Bank of Canada Hikes Rates

The Bank of Canada to increased rates at its decision meeting on Wednesday, July 11th. The central bank increased its key rate to 1.5 per cent from 1.25 per cent.

The forces that favoured an increase in the cost of money outweighed those that supported continued loose money policies. The Canadian economy remains in very good shape. Inflation hasn’t reared its ugly head, household consumption is neither increasing recklessly nor falling precipitously. Growth and unemployment figures are very positive. Lack of price growth dynamism in the real estate markets, trade issues with the United States, and high levels of private and public debt are the key structural problems. Weighed against one another, the balance skews toward a rate hike.

Central Banks Around The World Are Adamant.

Central banks have begun and will continue a long term policy plan of ever higher rates, and more scrutiny on international banks and financial institutions. The Bank of Canada is no different. The key facts that most worry senior officials, politicians, and Central Bankers are the enormous levels of household and government debt, particularly mortgage debt. A generation of historically unprecedented record low interest rates has blown up large debt bubbles which elites are now desperate to deflate as carefully as possible.

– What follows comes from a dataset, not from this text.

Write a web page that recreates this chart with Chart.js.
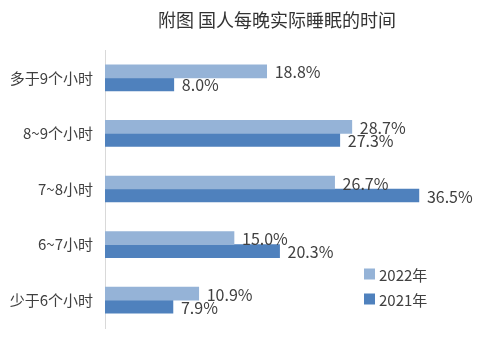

Rates Hike To Negatively Impact Consumers

The likely hike will no doubt have a negative impact on consumers and on the real estate market. Banks are likely to raise their mortgage rates in response. The debt to disposable income ratio in Canada has hit a record of almost 175%, much higher than in the United States before the start of the Great Recession. A rate hike will be of no help to those looking for high prices for their real estate holdings. Debt to income ratios for the poorest Canadians are especially high. The lowest quintile of earners average a debt ratio of almost 350%. While higher rates will come at a cost, many believe they are absolutely necessary, and few doubt they are avoidable.